■ **Goal of the exercise**:
Output exactly the lines from the line containing "Give me the TikZ source for this diagram." through the line containing "(dot5) at (ring5)", inclusive, and omit any pictures.

━━━━━━━━━━━━━━━━━━━━━━━━━━━━━━

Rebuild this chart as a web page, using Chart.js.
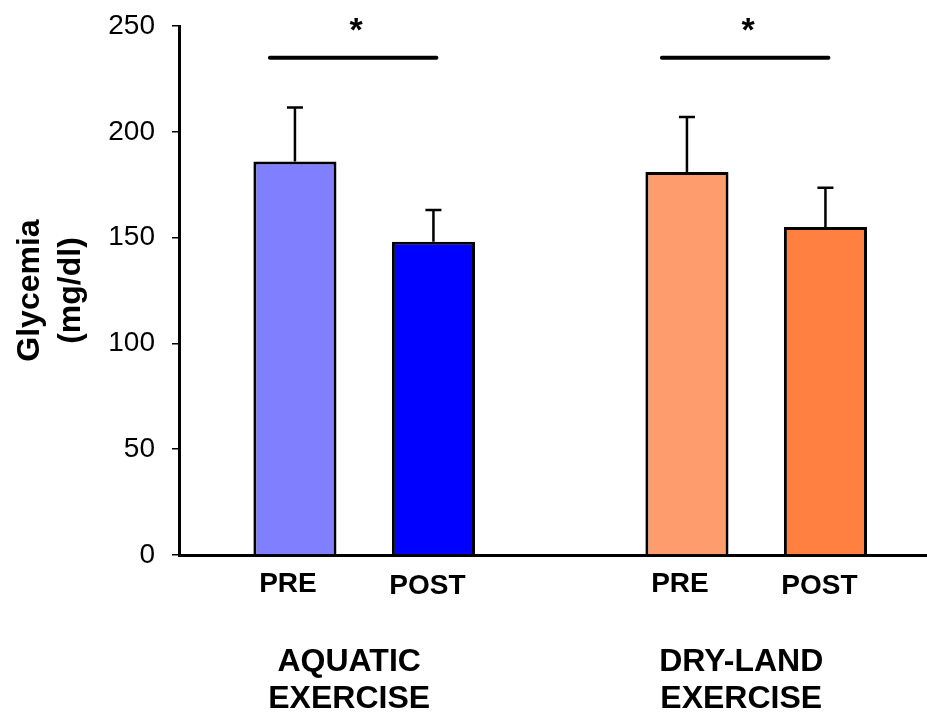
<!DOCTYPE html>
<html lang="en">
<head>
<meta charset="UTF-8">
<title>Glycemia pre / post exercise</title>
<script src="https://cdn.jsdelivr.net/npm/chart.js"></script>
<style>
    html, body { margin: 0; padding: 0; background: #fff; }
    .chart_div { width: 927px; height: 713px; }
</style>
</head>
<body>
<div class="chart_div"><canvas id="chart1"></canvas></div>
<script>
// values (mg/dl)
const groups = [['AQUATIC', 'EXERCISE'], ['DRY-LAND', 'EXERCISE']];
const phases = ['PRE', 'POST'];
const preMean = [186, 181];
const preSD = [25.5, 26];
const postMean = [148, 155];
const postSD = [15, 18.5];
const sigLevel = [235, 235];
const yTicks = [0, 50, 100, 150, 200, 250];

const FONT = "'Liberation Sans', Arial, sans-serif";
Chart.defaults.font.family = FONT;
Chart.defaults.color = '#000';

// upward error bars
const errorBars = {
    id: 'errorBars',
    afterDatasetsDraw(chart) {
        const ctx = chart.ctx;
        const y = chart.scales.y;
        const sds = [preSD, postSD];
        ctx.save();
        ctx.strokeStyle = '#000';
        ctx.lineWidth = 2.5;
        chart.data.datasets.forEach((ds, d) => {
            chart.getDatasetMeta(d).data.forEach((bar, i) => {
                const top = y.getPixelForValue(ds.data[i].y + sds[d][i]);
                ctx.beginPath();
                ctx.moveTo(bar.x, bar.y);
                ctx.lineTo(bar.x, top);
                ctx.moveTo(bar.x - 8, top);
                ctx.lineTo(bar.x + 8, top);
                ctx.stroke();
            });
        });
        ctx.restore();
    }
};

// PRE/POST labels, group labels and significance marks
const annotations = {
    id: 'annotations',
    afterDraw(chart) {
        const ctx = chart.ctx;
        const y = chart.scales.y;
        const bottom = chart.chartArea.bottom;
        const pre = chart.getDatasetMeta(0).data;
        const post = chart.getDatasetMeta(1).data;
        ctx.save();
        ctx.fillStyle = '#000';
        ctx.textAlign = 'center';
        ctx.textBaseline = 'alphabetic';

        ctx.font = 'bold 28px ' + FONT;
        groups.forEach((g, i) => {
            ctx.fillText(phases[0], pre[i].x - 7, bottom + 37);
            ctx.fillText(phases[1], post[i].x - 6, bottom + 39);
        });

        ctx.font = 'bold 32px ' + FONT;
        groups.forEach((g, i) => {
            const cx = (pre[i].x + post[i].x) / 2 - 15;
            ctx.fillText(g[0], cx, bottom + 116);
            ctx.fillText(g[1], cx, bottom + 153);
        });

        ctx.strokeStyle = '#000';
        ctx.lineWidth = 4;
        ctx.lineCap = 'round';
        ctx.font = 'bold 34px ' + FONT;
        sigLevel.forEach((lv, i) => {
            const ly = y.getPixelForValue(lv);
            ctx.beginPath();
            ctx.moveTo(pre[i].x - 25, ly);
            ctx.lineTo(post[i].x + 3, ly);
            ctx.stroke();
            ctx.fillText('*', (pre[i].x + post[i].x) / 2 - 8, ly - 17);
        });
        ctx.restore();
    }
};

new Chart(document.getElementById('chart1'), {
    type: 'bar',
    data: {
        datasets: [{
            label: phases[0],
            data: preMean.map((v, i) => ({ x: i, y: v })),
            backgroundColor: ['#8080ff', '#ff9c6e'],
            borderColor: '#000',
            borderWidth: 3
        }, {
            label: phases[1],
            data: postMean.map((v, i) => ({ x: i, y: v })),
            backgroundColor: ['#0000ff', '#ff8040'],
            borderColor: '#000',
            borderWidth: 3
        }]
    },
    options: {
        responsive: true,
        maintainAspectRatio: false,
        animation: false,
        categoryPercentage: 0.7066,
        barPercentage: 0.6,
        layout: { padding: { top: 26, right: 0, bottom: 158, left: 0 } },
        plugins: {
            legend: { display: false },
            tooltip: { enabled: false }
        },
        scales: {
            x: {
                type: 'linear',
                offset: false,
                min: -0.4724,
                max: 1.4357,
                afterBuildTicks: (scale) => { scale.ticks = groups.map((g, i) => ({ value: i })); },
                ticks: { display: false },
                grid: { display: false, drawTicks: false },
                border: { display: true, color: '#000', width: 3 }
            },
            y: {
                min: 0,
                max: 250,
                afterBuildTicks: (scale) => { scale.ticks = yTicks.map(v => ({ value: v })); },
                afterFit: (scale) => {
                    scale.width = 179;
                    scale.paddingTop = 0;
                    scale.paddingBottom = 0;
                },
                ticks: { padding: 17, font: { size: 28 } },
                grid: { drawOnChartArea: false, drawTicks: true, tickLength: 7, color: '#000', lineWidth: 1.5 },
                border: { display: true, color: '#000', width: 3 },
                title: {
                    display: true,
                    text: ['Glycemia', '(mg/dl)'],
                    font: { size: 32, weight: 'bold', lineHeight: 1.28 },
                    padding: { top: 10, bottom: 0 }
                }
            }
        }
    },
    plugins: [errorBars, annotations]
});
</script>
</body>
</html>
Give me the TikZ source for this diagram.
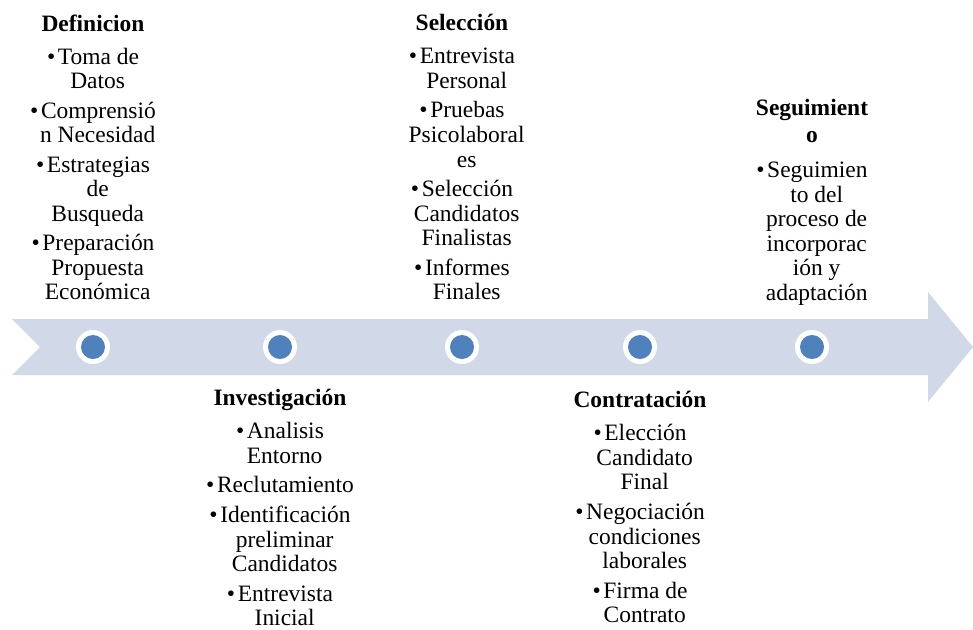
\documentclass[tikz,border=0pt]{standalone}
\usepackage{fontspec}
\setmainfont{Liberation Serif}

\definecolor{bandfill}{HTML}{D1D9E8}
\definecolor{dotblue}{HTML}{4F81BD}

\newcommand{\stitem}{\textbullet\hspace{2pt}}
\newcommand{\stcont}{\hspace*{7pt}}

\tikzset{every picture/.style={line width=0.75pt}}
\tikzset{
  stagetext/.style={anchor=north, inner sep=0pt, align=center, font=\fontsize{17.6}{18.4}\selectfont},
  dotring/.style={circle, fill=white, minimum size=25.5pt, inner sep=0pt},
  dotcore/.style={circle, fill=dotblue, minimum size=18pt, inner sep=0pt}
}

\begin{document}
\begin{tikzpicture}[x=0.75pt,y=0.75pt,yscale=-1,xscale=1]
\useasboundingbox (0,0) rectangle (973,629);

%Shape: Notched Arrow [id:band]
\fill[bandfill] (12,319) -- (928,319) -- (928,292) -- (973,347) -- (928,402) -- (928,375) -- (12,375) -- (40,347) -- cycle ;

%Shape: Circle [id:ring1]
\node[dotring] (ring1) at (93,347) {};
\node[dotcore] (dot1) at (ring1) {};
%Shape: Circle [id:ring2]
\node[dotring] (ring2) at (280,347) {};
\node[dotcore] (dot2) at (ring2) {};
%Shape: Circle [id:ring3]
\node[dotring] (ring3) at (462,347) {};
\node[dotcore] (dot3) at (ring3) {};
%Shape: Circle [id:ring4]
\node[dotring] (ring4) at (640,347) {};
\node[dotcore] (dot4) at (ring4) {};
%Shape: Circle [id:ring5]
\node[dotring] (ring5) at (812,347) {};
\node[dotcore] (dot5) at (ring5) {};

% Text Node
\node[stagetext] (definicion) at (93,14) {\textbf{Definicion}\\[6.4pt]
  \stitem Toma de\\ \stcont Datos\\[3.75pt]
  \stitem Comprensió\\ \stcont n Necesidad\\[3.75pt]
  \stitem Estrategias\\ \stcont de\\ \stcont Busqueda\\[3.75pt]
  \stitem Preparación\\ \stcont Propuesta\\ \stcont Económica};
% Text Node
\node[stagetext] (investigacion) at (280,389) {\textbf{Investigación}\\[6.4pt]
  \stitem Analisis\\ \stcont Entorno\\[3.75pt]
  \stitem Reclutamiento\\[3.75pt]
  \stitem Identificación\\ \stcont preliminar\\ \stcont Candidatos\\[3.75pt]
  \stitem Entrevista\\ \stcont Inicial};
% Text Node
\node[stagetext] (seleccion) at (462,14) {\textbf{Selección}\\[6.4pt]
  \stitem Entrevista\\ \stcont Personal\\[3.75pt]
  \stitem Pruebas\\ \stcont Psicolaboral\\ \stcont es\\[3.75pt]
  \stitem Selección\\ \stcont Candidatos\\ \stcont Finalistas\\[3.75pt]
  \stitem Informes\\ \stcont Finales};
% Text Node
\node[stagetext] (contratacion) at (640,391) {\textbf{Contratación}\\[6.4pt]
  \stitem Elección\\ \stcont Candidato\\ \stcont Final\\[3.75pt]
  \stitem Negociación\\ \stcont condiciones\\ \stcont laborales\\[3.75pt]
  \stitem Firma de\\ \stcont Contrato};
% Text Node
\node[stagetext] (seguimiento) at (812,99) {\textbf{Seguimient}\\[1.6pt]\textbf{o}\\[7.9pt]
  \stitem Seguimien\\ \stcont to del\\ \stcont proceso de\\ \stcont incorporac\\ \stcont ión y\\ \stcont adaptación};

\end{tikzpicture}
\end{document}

━━━━━━━━━━━━━━━━━━━━━━━━━━━━━━

■ **Solution to the problem**:
Give me the TikZ source for this diagram.
\documentclass[tikz,border=0pt]{standalone}
\usepackage{fontspec}
\setmainfont{Liberation Serif}

\definecolor{bandfill}{HTML}{D1D9E8}
\definecolor{dotblue}{HTML}{4F81BD}

\newcommand{\stitem}{\textbullet\hspace{2pt}}
\newcommand{\stcont}{\hspace*{7pt}}

\tikzset{every picture/.style={line width=0.75pt}}
\tikzset{
  stagetext/.style={anchor=north, inner sep=0pt, align=center, font=\fontsize{17.6}{18.4}\selectfont},
  dotring/.style={circle, fill=white, minimum size=25.5pt, inner sep=0pt},
  dotcore/.style={circle, fill=dotblue, minimum size=18pt, inner sep=0pt}
}

\begin{document}
\begin{tikzpicture}[x=0.75pt,y=0.75pt,yscale=-1,xscale=1]
\useasboundingbox (0,0) rectangle (973,629);

%Shape: Notched Arrow [id:band]
\fill[bandfill] (12,319) -- (928,319) -- (928,292) -- (973,347) -- (928,402) -- (928,375) -- (12,375) -- (40,347) -- cycle ;

%Shape: Circle [id:ring1]
\node[dotring] (ring1) at (93,347) {};
\node[dotcore] (dot1) at (ring1) {};
%Shape: Circle [id:ring2]
\node[dotring] (ring2) at (280,347) {};
\node[dotcore] (dot2) at (ring2) {};
%Shape: Circle [id:ring3]
\node[dotring] (ring3) at (462,347) {};
\node[dotcore] (dot3) at (ring3) {};
%Shape: Circle [id:ring4]
\node[dotring] (ring4) at (640,347) {};
\node[dotcore] (dot4) at (ring4) {};
%Shape: Circle [id:ring5]
\node[dotring] (ring5) at (812,347) {};
\node[dotcore] (dot5) at (ring5) {};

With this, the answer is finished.